Anak-anak cenderung tidak mengadukan
kekerasan di sekolah karena khawatir akan menjadi pihak yang disalahkan.
Mengingat pelaku kekerasan adalah guru, staf non-guru, dan sesama pelajar di
sekolah yang sama, korban kekerasan biasanya memilih diam dan tidak mengadukan
persoalannya ke sekolah.
Data menunjukkan sekitar 84 persen
anak Indonesia mengalami kekerasan di sekolah. Angka tersebut diperoleh
berdasarkan hasil riset yang dilakukan lembaga swadaya masyarakat (LSM) Plan
International dan International Center for Research on Women (ICRW) pada Maret
2015. Tingginya angka kekerasan di Indonesia melebihi tren di kawasan Asia yang
jumlahnya 70 persen yang dilakukan di lima negara, di antaranya Vietnam,
Kamboja, Nepal, Pakistan, dan Indonesia.
Meski Indonesia memiliki peraturan
perundang-undangan dan instruksi pemerintah untuk mencegah dan menangani
kekerasan terhadap anak, penerapan tersebut dinilai belum optimal dan belum
sepenuhnya terlindungi.
Berangkat dari hal itu, para
praktisi pendidikan serta pendidik, orang tua dan Lembaga Bantuan Hukum (LBH)

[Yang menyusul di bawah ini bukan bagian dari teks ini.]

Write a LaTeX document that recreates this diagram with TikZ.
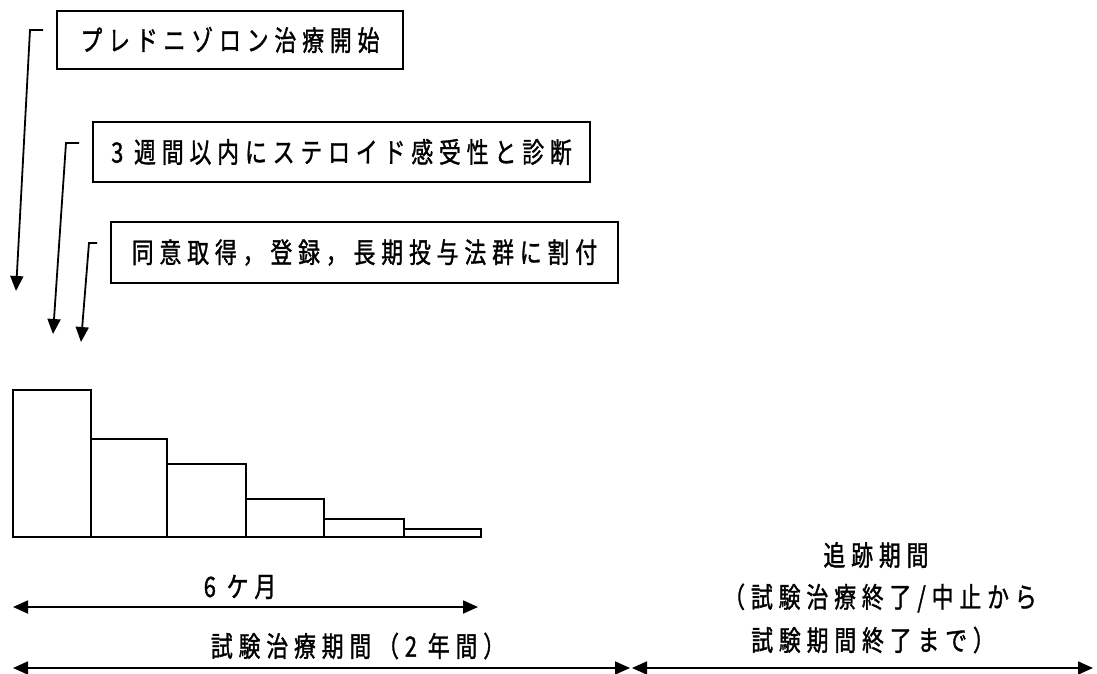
\documentclass[tikz,border=0pt]{standalone}
\usepackage{fontspec}
\newfontfamily\jp[FakeStretch=0.78,LetterSpace=21,FakeBold=1.2]{Noto Sans CJK JP}
\usetikzlibrary{arrows.meta}
\begin{document}
\begin{tikzpicture}[x=1pt,y=-1pt,
  txt/.style={font=\jp\fontsize{28}{32}\selectfont, inner sep=0pt},
  box/.style={txt, draw, line width=1.8pt, minimum height=#1},
  conn/.style={line width=1.8pt, -{Triangle[length=15pt,width=13pt]}},
  dim/.style={line width=1.8pt, {Triangle[length=15pt,width=13pt]}-{Triangle[length=15pt,width=13pt]}},
  bar/.style={line width=1.8pt}]
\useasboundingbox (0,0) rectangle (1097,674);
% boxes
\node[box=58pt, minimum width=346pt] (b1) at (230,40) {プレドニゾロン治療開始};
\node[box=60pt, minimum width=497pt] (b2) at (341.5,152) {3 週間以内にステロイド感受性と診断};
\node[box=61pt, minimum width=507pt] (b3) at (364.5,252.5) {同意取得，登録，長期投与法群に割付};
% bracket arrows
\coordinate (s1) at (43,30);  \coordinate (k1) at (30,30);  \coordinate (e1) at (16,291);
\coordinate (s2) at (79,143); \coordinate (k2) at (66,143); \coordinate (e2) at (53,334);
\coordinate (s3) at (97,243); \coordinate (k3) at (89,243); \coordinate (e3) at (81,342);
\draw[conn] (s1) -- (k1) -- (e1);
\draw[conn] (s2) -- (k2) -- (e2);
\draw[conn] (s3) -- (k3) -- (e3);
% bars
\draw[bar] (13,390) rectangle (91,537);
\draw[bar] (91,439) rectangle (167,537);
\draw[bar] (167,464) rectangle (246,537);
\draw[bar] (246,499) rectangle (324,537);
\draw[bar] (324,519) rectangle (404,537);
\draw[bar] (404,529) rectangle (481,537);
% dimension arrows
\coordinate (m6L) at (13,607);  \coordinate (m6R) at (478,607);
\coordinate (tL) at (13,668);   \coordinate (tR) at (630,668);
\coordinate (fL) at (632,668);  \coordinate (fR) at (1093,668);
\draw[dim] (m6L) -- (m6R);
\draw[dim] (tL) -- (tR);
\draw[dim] (fL) -- (fR);
% labels
\node[txt] (l6) at (240,587) {6 ケ月};
\node[txt] (lt) at (358,646) {試験治療期間（2 年間）};
\node[txt] (lf1) at (876,555) {追跡期間};
\node[txt] (lf2) at (880,598) {（試験治療終了/中止から};
\node[txt] (lf3) at (873,640) {試験期間終了まで）};
\end{tikzpicture}
\end{document}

Jakarta menggelar diskusi publik bertema “Stop Kekerasan di Pendidikan“ sebagai
upaya menciptakan sekolah ramah anak di kantor LBH Jalan Pangeran Diponegoro,
Jakarta Pusat, Sabtu (14/3). Hadir dalam diskusi Mardianto Janab, Doni Koesoema
Dewan Pertimbangan Forum Serikat Guru Indonesia (FSGI), Diena Haryana dari
Yayasan Sejiwa, dan M Isnur dari LBH Jakarta.
Diskusi yang digelar dalam Forum
Musyawarah Guru Jakarta (FMGJ) meminta kepada pemerintah baik pusat maupun
daerah untuk bersinergi dalam rangka penghentian kekerasan di sekolah. Selain
itu meminta kepada Kementerian Pendidikan dan Kebudayaan tidak menyerahkan
urusan kekerasan kepada pihak sekolah, karena akan membiarkan kepala sekolah
menghadapi dan menanggung risikonya sendiri ketika digugat secara hukum oleh
orang tua saat menegakkan peraturan atau saat tidak didukung oleh kebijakan
Dinas Pendidikan.
Sekretaris Jenderal FSGI Retno
Lisyarti mengatakan, Kementerian Pendidikan dan Kebudayaan dan dinas pendidikan
di daerah seyogianya memiliki program dalam mencegah kekerasan di sekolah,
serta memberikan pelatihan kepada guru serta kepala sekolah tentang cara
mengatasi kekerasan agar dapat mendorong terwujudnya sekolah aman dan nyaman.